I am so sorry things aren't getting better. Tell me what you think is going on with him... what are the possibilities?
It's a good thing you both are in counseling - that may help you both to get passed some of the nager. The anger between you is clear.
My first suggestion is to stop expecting your happiness to come from him - create your own internal happiness, and if it's genuine, he can't shake it.
Secondly, don't expect things from him - like that he'll do your laundry - be responsible for yourself.
Finally, work on YOU, don't focus on him - focus on you, your thoughts, feelings, behaviors and life - the more focus you place on him the more crazy you will feel - so focus on you and how you behave, how you just need to be for you. Don't REACT to other people - just act in a manner which you are proud of at all times.
Do you just want to leave him?
Yeah.... it will *never* clobber you over the head.... it's a decision you have to make based on what you want for yourself. It's never an easy decision, but it's not impossible.

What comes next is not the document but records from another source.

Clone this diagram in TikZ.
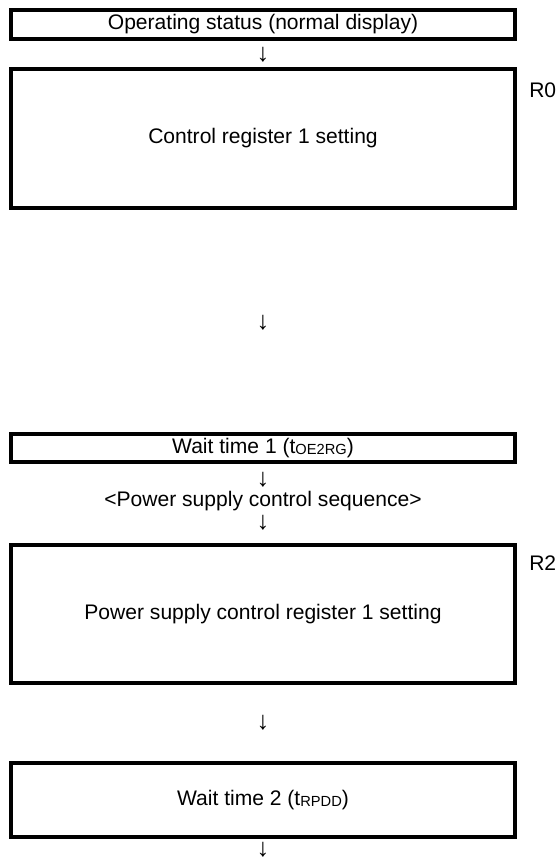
\documentclass[tikz,border=0pt]{standalone}
\usepackage{fontspec}
\setmainfont{Liberation Sans}

\newcommand{\mainsz}{\fontsize{15.8}{18}\selectfont}
\newcommand{\arrsz}{\fontsize{19}{22}\selectfont}
\newcommand{\tsub}[1]{\raisebox{-0.5pt}{\fontsize{11}{12}\selectfont #1}}

\begin{document}
\begin{tikzpicture}[
    x=0.75pt, y=-0.75pt,
    stepbox/.style={draw, line width=3pt, minimum width=378pt,
        inner sep=0pt, font=\mainsz},
    txt/.style={font=\mainsz, inner sep=0pt},
    arr/.style={font=\arrsz, inner sep=0pt},
]
\useasboundingbox (0,0) rectangle (557,861);

% Normal display state
\node[stepbox, minimum height=21.75pt] (opstat) at (263,24.5)
    {Operating status (normal display)};
\node[arr] (arrA) at (263,55) {↓};

% Register R0
\node[stepbox, minimum height=104.25pt] (ctrlreg) at (263,138.5)
    {Control register 1 setting};
\node[txt, anchor=west] (regA) at (529,90) {R0};

\node[arr] (arrB) at (263,323) {↓};

% First wait
\node[stepbox, minimum height=21pt] (waitA) at (263,448)
    {Wait time 1 (t\tsub{OE2RG})};
\node[arr] (arrC) at (263,480) {↓};
\node[txt] (pwrseq) at (263,501) {<Power supply control sequence>};
\node[arr] (arrD) at (263,523) {↓};

% Power supply register
\node[stepbox, minimum height=103.5pt] (pwrreg) at (263,614)
    {Power supply control register 1 setting};
\node[txt, anchor=west] (regB) at (529,563) {R2};

\node[arr] (arrE) at (263,723) {↓};

% Second wait
\node[stepbox, minimum height=55.5pt] (waitB) at (263,800)
    {Wait time 2 (t\tsub{RPDD})};
\node[arr] (arrF) at (263,850) {↓};

\end{tikzpicture}
\end{document}
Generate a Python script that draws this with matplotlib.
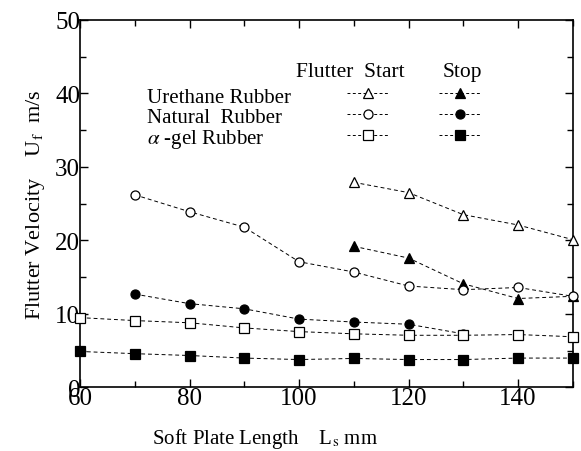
import numpy as np
import matplotlib
matplotlib.use("Agg")
import matplotlib.pyplot as plt
from matplotlib.lines import Line2D

plt.rcParams['font.family'] = ['Liberation Serif', 'DejaVu Serif']
plt.rcParams['mathtext.fontset'] = 'stix'

# plate length (mm)
L_ure = [110, 120, 130, 140, 150]
L_nat = [70, 80, 90, 100, 110, 120, 130, 140, 150]
L_nat_stop = [70, 80, 90, 100, 110, 120, 130]
L_gel = [60, 70, 80, 90, 100, 110, 120, 130, 140, 150]

# flutter velocity (m/s)
ure_start = [27.9, 26.5, 23.5, 22.1, 20.1]
ure_stop = [19.2, 17.6, 14.1, 12.1, 12.4]
nat_start = [26.2, 23.9, 21.8, 17.1, 15.7, 13.8, 13.3, 13.6, 12.4]
nat_stop = [12.7, 11.4, 10.7, 9.3, 8.9, 8.6, 7.3]
gel_start = [9.5, 9.1, 8.8, 8.1, 7.6, 7.3, 7.1, 7.1, 7.2, 6.9]
gel_stop = [4.9, 4.6, 4.35, 4.0, 3.8, 3.95, 3.8, 3.8, 4.0, 4.0]

names = ['Urethane Rubber', 'Natural  Rubber', r'$\alpha$ -gel Rubber']
markers = ['^', 'o', 's']

fig = plt.figure(figsize=(5.81, 4.52), dpi=100)
ax = fig.add_axes([0.1377, 0.1405, 0.8483, 0.8135])

ls = (0, (4, 3))
lw = 0.7
ms = 6.5

series = [
    (L_ure, ure_start, '^', 'white'),
    (L_ure, ure_stop, '^', 'black'),
    (L_nat, nat_start, 'o', 'white'),
    (L_nat_stop, nat_stop, 'o', 'black'),
    (L_gel, gel_start, 's', 'white'),
    (L_gel, gel_stop, 's', 'black'),
]
for x, y, m, fc in series:
    ax.plot(x, y, linestyle=ls, color='black', lw=lw, marker=m, ms=ms,
            mfc=fc, mec='black', mew=0.9, clip_on=False, zorder=3)

ax.set_xlim(60, 150)
ax.set_ylim(0, 50)
ax.set_xticks([60, 80, 100, 120, 140])
ax.set_xticks(np.arange(60, 151, 10), minor=True)
ax.set_yticks([0, 10, 20, 30, 40, 50])
ax.set_yticks(np.arange(0, 51, 5), minor=True)
ax.tick_params(which='both', direction='in', top=True, right=True,
               labelsize=18, width=1.0)
ax.tick_params(which='major', length=6, pad=0)
ax.tick_params(which='minor', length=4)
for s in ax.spines.values():
    s.set_linewidth(1.2)

ax.set_xlabel(r'Soft Plate Length    L$_{\rm s}$ mm', fontsize=15)
ax.xaxis.set_label_coords(0.375, -0.105)
ax.set_ylabel(r'Flutter Velocity    U$_{\rm f}$  m/s', fontsize=16, labelpad=6)

# legend block drawn by hand
ax.text(0.438, 0.86, 'Flutter  Start', transform=ax.transAxes, fontsize=15.5,
        ha='left', va='center')
ax.text(0.735, 0.86, 'Stop', transform=ax.transAxes, fontsize=15.5,
        ha='left', va='center')
rows = [0.80, 0.745, 0.686]
for name, m, yr in zip(names, markers, rows):
    ax.text(0.136, yr - 0.01, name, transform=ax.transAxes, fontsize=15,
            ha='left', va='center')
    for xc, fc in [(0.584, 'white'), (0.771, 'black')]:
        ax.add_line(Line2D([xc - 0.043, xc + 0.043], [yr, yr], transform=ax.transAxes,
                           linestyle=(0, (3, 2.5)), color='black', lw=lw))
        ax.add_line(Line2D([xc], [yr], transform=ax.transAxes, marker=m, ms=ms,
                           mfc=fc, mec='black', mew=0.9, linestyle='none'))

fig.savefig('out.png', dpi=100)
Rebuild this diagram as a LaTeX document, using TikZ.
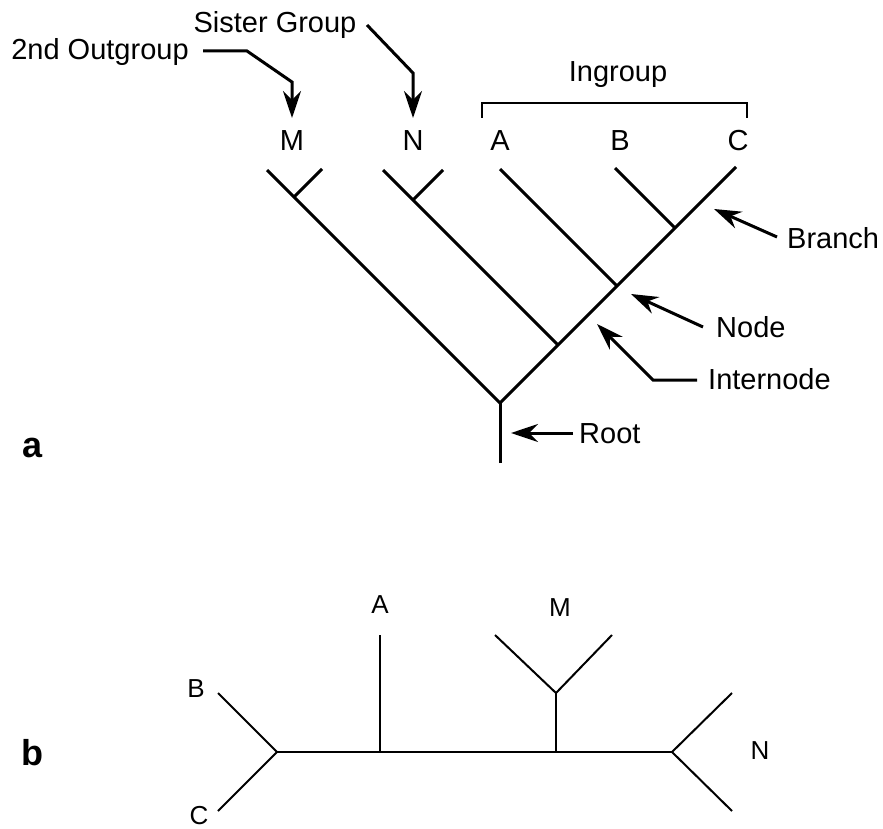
\documentclass[tikz,border=0pt]{standalone}
\usepackage{fontspec}
\setmainfont{Liberation Sans}
\usetikzlibrary{arrows.meta}
\begin{document}
\begin{tikzpicture}[x=1pt,y=-1pt,
  lbl/.style={font=\fontsize{29}{34}\selectfont, inner sep=0pt, anchor=base},
  lblw/.style={lbl, anchor=base west},
  slbl/.style={font=\fontsize{26}{30}\selectfont, inner sep=0pt, anchor=base},
  panel/.style={font=\bfseries\fontsize{36}{42}\selectfont, inner sep=0pt, anchor=base},
  treeA/.style={line width=3pt, line join=miter},
  treeB/.style={line width=2pt, line join=miter},
  bracketline/.style={line width=2pt},
  arr/.style={line width=3pt, line join=miter, -{Stealth[length=27pt,width=18pt,inset=9pt]}}
]
\useasboundingbox (0,0) rectangle (883,829);

% ---------- panel a: labels ----------
\node[lbl] (lM) at (292,151) {M};
\node[lbl] (lN) at (413,151) {N};
\node[lbl] (lA) at (500,151) {A};
\node[lbl] (lB) at (620,151) {B};
\node[lbl] (lC) at (738,151) {C};
\node[lbl] (ingroup) at (618,82) {Ingroup};
\node[lbl] (outg) at (100,60) {2nd Outgroup};
\node[lbl] (sister) at (275,33) {Sister Group};
\node[lblw] (branch) at (787,248) {Branch};
\node[lblw] (nodelbl) at (716,337) {Node};
\node[lblw] (internode) at (708,389) {Internode};
\node[lblw] (rootlbl) at (579,443) {Root};
\node[panel] (pa) at (33,457) {a};

% ---------- panel a: tree ----------
\coordinate (r0) at (500,463);
\coordinate (r) at (500,403);
\coordinate (n1) at (558,345);
\coordinate (n2) at (617,286);
\coordinate (n3) at (675,228);
\coordinate (tC) at (736,167);
\coordinate (tB) at (615,168);
\coordinate (tA) at (500,169);
\coordinate (tN) at (383,170);
\coordinate (jN) at (413,200);
\coordinate (tN2) at (443,170);
\coordinate (tL) at (267,170);
\coordinate (jM) at (294,197);
\coordinate (tM2) at (322,169);

\draw[treeA] (r0) -- (r);
\draw[treeA] (tL) -- (r) -- (n1) -- (n2) -- (n3) -- (tC);
\draw[treeA] (jM) -- (tM2);
\draw[treeA] (tN) -- (n1);
\draw[treeA] (jN) -- (tN2);
\draw[treeA] (tA) -- (n2);
\draw[treeA] (tB) -- (n3);

% bracket
\coordinate (bk1) at (482,118);
\coordinate (bk2) at (482,103);
\coordinate (bk3) at (747,103);
\coordinate (bk4) at (747,118);
\draw[bracketline] (bk1) -- (bk2) -- (bk3) -- (bk4);

% ---------- panel a: arrows ----------
\coordinate (o1) at (203,51);
\coordinate (o2) at (247,51);
\coordinate (o3) at (292,82);
\coordinate (o4) at (292,118);
\draw[arr] (o1) -- (o2) -- (o3) -- (o4);

\coordinate (s1) at (367,25);
\coordinate (s2) at (413,73);
\coordinate (s3) at (413,118);
\draw[arr] (s1) -- (s2) -- (s3);

\coordinate (b1) at (777,237);
\coordinate (b2) at (714,209);
\draw[arr] (b1) -- (b2);

\coordinate (nd1) at (703,327);
\coordinate (nd2) at (631,294);
\draw[arr] (nd1) -- (nd2);

\coordinate (i1) at (697,380);
\coordinate (i2) at (653,380);
\coordinate (i3) at (597,324);
\draw[arr] (i1) -- (i2) -- (i3);

\coordinate (rt1) at (573,433);
\coordinate (rt2) at (511,433);
\draw[arr] (rt1) -- (rt2);

% ---------- panel b ----------
\node[panel] (pb) at (32,765) {b};
\node[slbl] (bA) at (380,613) {A};
\node[slbl] (bB) at (196,697) {B};
\node[slbl] (bC) at (199,824) {C};
\node[slbl] (bM) at (560,616) {M};
\node[slbl] (bN) at (760,759) {N};

\coordinate (fL) at (277,752);
\coordinate (ubB) at (218,693);
\coordinate (ubC) at (218,811);
\coordinate (jA) at (380,752);
\coordinate (ubA) at (380,635);
\coordinate (jMb) at (556,752);
\coordinate (fM) at (556,693);
\coordinate (uM1) at (495,635);
\coordinate (uM2) at (612,635);
\coordinate (fR) at (672,752);
\coordinate (uN1) at (732,693);
\coordinate (uN2) at (732,811);

\draw[treeB] (ubB) -- (fL) -- (ubC);
\draw[treeB] (fL) -- (fR);
\draw[treeB] (jA) -- (ubA);
\draw[treeB] (jMb) -- (fM);
\draw[treeB] (uM1) -- (fM) -- (uM2);
\draw[treeB] (uN1) -- (fR) -- (uN2);
\end{tikzpicture}
\end{document}
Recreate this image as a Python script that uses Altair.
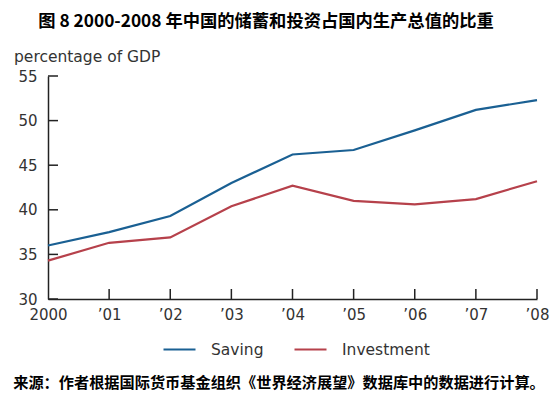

I can see your anger and frustration... if you were to put that aside, it sounds like you want it to work more than you want it to end - but that you fear or believe that he wants to it to end more than he wants it to work.
You could always try a trial separation... would that work to help you decide?
When I saw your name, I remembered who you were - but looked up our old conversation just to be sure. I know you are hurting and I can really appreciate that even in that pain, you are reaching out and that deserves recognition.
You deserve better that what you have right now....
You are welcome and I hope to hear back from you soon!